On est repartis pour un tour de Gorges, qui est ravi de continuer à régner paisiblement et à endetter la ville en mettant sur pieds des projets inutiles, polluants, et inadaptés aux chocs qui nous guettent.
C'est un cas de figure récurrent dans ma verte carrière d'électeur. En 2017 déjà, après un quinquennat calamiteux de François Hollande, Hamon avait grapillé 6% chez les gens de gauche opposés aux Insoumis. Ce score n'a servi à personne. Il manquait 500 000 voix à Mélenchon pour passer devant Marine Le Pen. Est-ce que vous souhaitez à tout prix que l'histoire se répète ?

Est-ce que vous retournerez voter pour celui qui a prouvé qu'il ferait toujours le choix du marché et de la croissance face à l'écologie ou aux combats sociaux ? Est-ce que vous espérez que Macron proposera une place à Jadot dans un de ses ministères pour lui servir de caution écolo et raffler nos voix ? Est-ce que vous avez déjà pris la décision de voter LREM au second tour ?

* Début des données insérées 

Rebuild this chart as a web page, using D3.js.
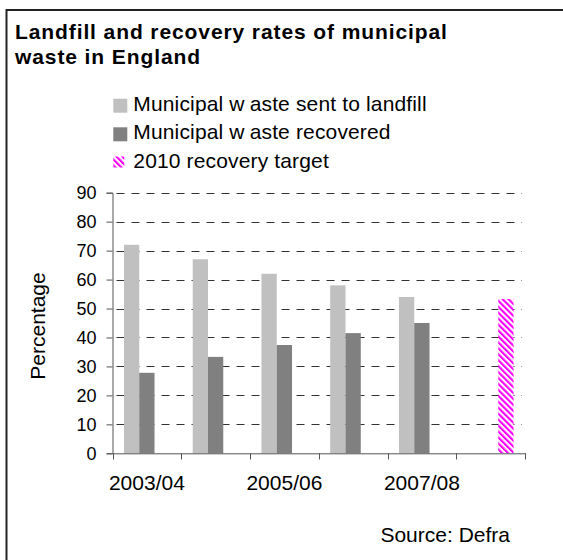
<!DOCTYPE html>
<html>
<head>
<meta charset="utf-8">
<script src="https://cdn.jsdelivr.net/npm/d3@7"></script>
<style>
  html, body { margin: 0; padding: 0; background: #fff; }
  svg { display: block; font-family: "Liberation Sans", Arial, sans-serif; }
</style>
</head>
<body>
<svg id="chart" width="563" height="560"></svg>
<script>
// ---- data ----
const categories = ["2003/04", "2004/05", "2005/06", "2006/07", "2007/08", "2010"];
const shownTickLabels = ["2003/04", "2005/06", "2007/08"];
const landfill = [72, 67, 62, 58, 54, null];
const recovered = [27.8, 33.3, 37.4, 41.5, 45, null];
const target = [null, null, null, null, null, 53.3];
const seriesNames = ["Municipal waste sent to landfill", "Municipal waste recovered", "2010 recovery target"];
const yTicks = [0, 10, 20, 30, 40, 50, 60, 70, 80, 90];

const svg = d3.select("#chart");

// pattern for target
const defs = svg.append("defs");
const pat = defs.append("pattern")
  .attr("id", "stripes").attr("patternUnits", "userSpaceOnUse")
  .attr("width", 4.2).attr("height", 4.2)
  .attr("patternTransform", "rotate(-45)");
pat.append("rect").attr("width", 4.2).attr("height", 4.2).attr("fill", "#fff");
pat.append("rect").attr("width", 2.1).attr("height", 4.2).attr("fill", "#ff00ff");

// frame (top and left visible)
svg.append("line").attr("x1", 6).attr("x2", 563).attr("y1", 10).attr("y2", 10)
  .attr("stroke", "#222").attr("stroke-width", 2);
svg.append("line").attr("x1", 6.5).attr("x2", 6.5).attr("y1", 9).attr("y2", 560)
  .attr("stroke", "#222").attr("stroke-width", 2);

// title
const title = svg.append("text").attr("x", 15).attr("font-size", 21).attr("font-weight", "bold")
  .attr("letter-spacing", 0.9).attr("fill", "#000");
title.append("tspan").attr("x", 15).attr("y", 38.5).text("Landfill and recovery rates of municipal");
title.append("tspan").attr("x", 15).attr("y", 63.5).text("waste in England");

// scales
const x0 = d3.scaleBand().domain(categories).range([112.5, 525]).padding(0);
const x1 = d3.scaleBand().domain([0, 1, 2]).range([0, x0.bandwidth()]).paddingInner(0).paddingOuter(0.75);
const y = d3.scaleLinear().domain([0, 90]).range([453.3, 192.7]);

// gridlines
svg.append("g").selectAll("line").data(yTicks.filter(d => d > 0)).join("line")
  .attr("x1", 112.5).attr("x2", 522)
  .attr("y1", d => Math.round(y(d)) + 0.5).attr("y2", d => Math.round(y(d)) + 0.5)
  .attr("stroke", "#333").attr("stroke-width", 1).attr("stroke-dasharray", "8,7")
  .attr("stroke-dashoffset", -4);

// bars
const fills = ["#c0c0c0", "#808080", "url(#stripes)"];
const allSeries = [landfill, recovered, target];
allSeries.forEach((vals, si) => {
  svg.append("g").selectAll("rect").data(categories.map((c, i) => ({ c, v: vals[i] })).filter(d => d.v != null))
    .join("rect")
    .attr("x", d => x0(d.c) + x1(si))
    .attr("width", x1.bandwidth())
    .attr("y", d => y(d.v))
    .attr("height", d => y(0) - y(d.v))
    .attr("fill", fills[si]);
});

// y axis
const yAxis = svg.append("g").attr("transform", "translate(112.5,0)")
  .call(d3.axisLeft(y).tickValues(yTicks).tickSize(6).tickPadding(10));
yAxis.select(".domain").attr("stroke", "#555");
yAxis.selectAll(".tick line").attr("stroke", "#555");
yAxis.selectAll("text").attr("font-size", 18).attr("fill", "#000")
  .attr("font-family", "Liberation Sans, Arial, sans-serif");

// x axis
const xAxis = svg.append("g").attr("transform", "translate(0,453.3)")
  .call(d3.axisBottom(x0).tickSize(0).tickPadding(22)
    .tickFormat(d => shownTickLabels.includes(d) ? d : ""));
xAxis.select(".domain").attr("stroke", "#555");
xAxis.selectAll("text").attr("font-size", 21).attr("fill", "#000")
  .attr("font-family", "Liberation Sans, Arial, sans-serif");
// boundary ticks
const bounds = categories.map(c => x0(c)).concat([x0.range()[1]]);
svg.append("g").selectAll("line").data(bounds).join("line")
  .attr("x1", d => Math.round(d) + 0.5).attr("x2", d => Math.round(d) + 0.5)
  .attr("y1", 453.3).attr("y2", 459.5).attr("stroke", "#555");

// y axis title
svg.append("text").attr("transform", "translate(45,326) rotate(-90)")
  .attr("text-anchor", "middle").attr("font-size", 21).attr("fill", "#000").text("Percentage");

// legend
const legendRows = [
  { name: seriesNames[0], fill: fills[0], y: 110.7, size: 14 },
  { name: seriesNames[1], fill: fills[1], y: 139.3, size: 14 },
  { name: seriesNames[2], fill: fills[2], y: 168, size: 11 }
];
const lg = svg.append("g");
legendRows.forEach(r => {
  lg.append("rect").attr("x", 113.3).attr("y", r.y - 12 - (r.size - 14) / 2 - (r.size === 11 ? 1 : 0))
    .attr("width", r.size).attr("height", r.size).attr("fill", r.fill);
  const t = lg.append("text").attr("x", 133.3).attr("y", r.y).attr("font-size", 21)
    .attr("letter-spacing", 0.15).attr("fill", "#000");
  // original rendering shows a small gap after the "w" of "waste"
  const m = r.name.match(/^(.*w)(aste.*)$/);
  if (m) {
    t.append("tspan").text(m[1]);
    t.append("tspan").attr("dx", 5).text(m[2]);
  } else {
    t.text(r.name);
  }
});

// source
svg.append("text").attr("x", 510).attr("y", 541.7).attr("text-anchor", "end")
  .attr("font-size", 21).attr("fill", "#000").text("Source: Defra");
</script>
</body>
</html>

Super, à défaut d'avoir voté ensemble, on se retrouvera aux manifs climat ou aux manifs retraites. Pour ceux qui auront encore un peu d'espoir.

CONCLUSION

Je sais que certains parmi vous auront du mal à surmonter leur aversion pour Mélenchon et auront de la peine à ne pas voter pour le candidat pour lequel ils ont milité ces dernières semaines. Je leur demande de reprendre attentivement le bilan Macron et de prendre la mesure du tournant historique que représente cette élection.

Vous qui avez décidé de faire face aux puissances capitalistes aveugles et destructrices, s'il vous plait considérez qu'en provoquant l'élection de Macron vous votez contre vous, contre moi, contre vos enfants et les leurs.

Parmi ceux qui se soucient de l'avenir, nous serons nombreux, de tout âge, à voter pour le programme que les équipes de la France Insoumise défendent, parce que c'est notre chance d'élire un gouvernement de gauche conscient des enjeux écologiques actuels. J'espère que l'aventure ne s'arrêtera pas dimanche soir et que nous entreprendrons la suite tous ensemble.

Merci encore d'avoir pris le temps de me lire.